Ghana Bonds Fall After Warning Energy Debt Could Double by 2027
Ghana’s eurobonds fell on Tuesday and were among the worst performers in emerging markets, after Finance Minister Cassiel Ato Forson suggested that the country’s energy debt could double by 2027 unless action was taken.
Dollar bonds maturing in 2035 declined 1.1% to 73.3 cents on the dollar at 1:02 p.m. in London, the lowest in a month, according to data compiled by Bloomberg. Securities due 2030 lost 0.9% to 77.83 cents on the dollar.
Africa’s top gold producer needs “radical measures” to prevent debt in its energy sector from reaching $9 billion by 2027, Forson said Monday. Outstanding obligations were $4.5 billion at the end of 2024.
The minister was speaking at a national economic dialogue in Accra, the capital, organized by the administration of President John Mahama, who was elected in December by voters seeking an economic reboot after the country’s 2022 debt default and International Monetary Fund rescue.
Energy debt is being driven higher by distribution and collection losses at the state-run Electricity Company of Ghana Ltd., a lack of competition in the generation industry and tariffs that are set below the cost of production, Forson said. ECG is currently able to account for only 62% of the energy it buys to resell, he added.

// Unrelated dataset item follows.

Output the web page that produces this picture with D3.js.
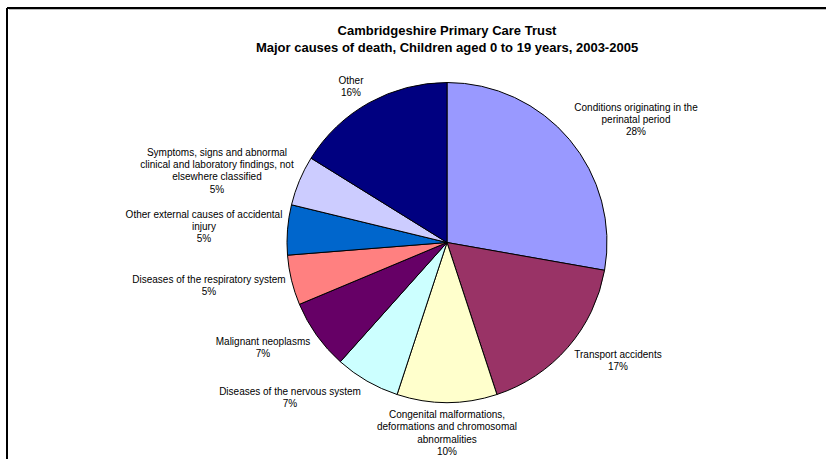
<!DOCTYPE html>
<html>
<head>
<meta charset="utf-8">
<script src="https://cdn.jsdelivr.net/npm/d3@7"></script>
<style>
  html, body { margin: 0; padding: 0; background: #fff; }
  svg { display: block; }
</style>
</head>
<body>
<svg id="chart" width="826" height="459"></svg>
<script>
// ---- Data ----
const categories = [
  "Conditions originating in the perinatal period",
  "Transport accidents",
  "Congenital malformations, deformations and chromosomal abnormalities",
  "Diseases of the nervous system",
  "Malignant neoplasms",
  "Diseases of the respiratory system",
  "Other external causes of accidental injury",
  "Symptoms, signs and abnormal clinical and laboratory findings, not elsewhere classified",
  "Other"
];
const values = [55, 34, 20, 13, 14, 10, 10, 10, 32];
const labelLines = [
  ["Conditions originating in the", "perinatal period"],
  ["Transport accidents"],
  ["Congenital malformations,", "deformations and chromosomal", "abnormalities"],
  ["Diseases of the nervous system"],
  ["Malignant neoplasms"],
  ["Diseases of the respiratory system"],
  ["Other external causes of accidental", "injury"],
  ["Symptoms, signs and abnormal", "clinical and laboratory findings, not", "elsewhere classified"],
  ["Other"]
];
const titleLines = [
  "Cambridgeshire Primary Care Trust",
  "Major causes of death, Children aged 0 to 19 years, 2003-2005"
];

// ---- Styles / layout ----
const colors = ["#9999FF", "#993366", "#FFFFCC", "#CCFFFF", "#660066",
                "#FF8080", "#0066CC", "#CCCCFF", "#000080"];
const cx = 447, cy = 242.5, radius = 160;
// label block centres (x, centre of first line y)
const labelLayout = [
  [636, 107], [618, 354], [447, 414.5], [290, 391], [263, 341],
  [209, 279], [204, 214], [217, 152], [351, 80]
];
const lineH = 12.4;

const svg = d3.select("#chart");
const font = "'Liberation Sans', Arial, sans-serif";

// frame
svg.append("line").attr("x1", 7).attr("y1", 8).attr("x2", 826).attr("y2", 8)
  .attr("stroke", "#000").attr("stroke-width", 2);
svg.append("line").attr("x1", 7).attr("y1", 8).attr("x2", 7).attr("y2", 459)
  .attr("stroke", "#000").attr("stroke-width", 2);
svg.append("line").attr("x1", 9).attr("y1", 9.5).attr("x2", 826).attr("y2", 9.5)
  .attr("stroke", "#bbb").attr("stroke-width", 1);

// title
svg.append("g").selectAll("text").data(titleLines).join("text")
  .attr("x", cx).attr("y", (d, i) => 35 + i * 17)
  .attr("text-anchor", "middle")
  .attr("font-family", font).attr("font-weight", "bold").attr("font-size", 13)
  .attr("fill", "#000")
  .text(d => d);

// pie
const total = d3.sum(values);
const pie = d3.pie().sort(null).value(d => d).startAngle(0).endAngle(2 * Math.PI);
const arcs = pie(values);
const arc = d3.arc().innerRadius(0).outerRadius(radius);

const g = svg.append("g").attr("transform", `translate(${cx},${cy})`);
g.selectAll("path").data(arcs).join("path")
  .attr("d", arc)
  .attr("fill", (d, i) => colors[i])
  .attr("stroke", "#000").attr("stroke-width", 1).attr("stroke-linejoin", "round");

// labels
const pct = d3.format(".0%");
const lg = svg.append("g");
arcs.forEach((a, i) => {
  const lines = labelLines[i].concat([pct(values[i] / total)]);
  const [lx, ly] = labelLayout[i];
  const t = lg.append("text")
    .attr("font-family", font).attr("font-size", 10).attr("fill", "#000")
    .attr("text-anchor", "middle");
  lines.forEach((s, k) => {
    t.append("tspan").attr("x", lx).attr("y", ly + k * lineH + 3.5).text(s);
  });
});
</script>
</body>
</html>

Ghana, which completed a restructuring of most of its 737 billion cedis ($47.5 billion) of public debt in October, including eurobonds, is still in talks with 60 international banks to rework $2.7 billion in loans.
Mahama has vowed to cut spending, refine the IMF’s $3 billion program and restore investor confidence in the world’s second-biggest cocoa producer.
Minister of Energy John Abdulai Jinapor has said the government will seek private-sector participation in energy distribution and revenue collection.
A decision would be taken within six months on whether this means full privatization or a concession model, where the successful bidder gets a specific number of years to run operations before reverting back to the state, he said.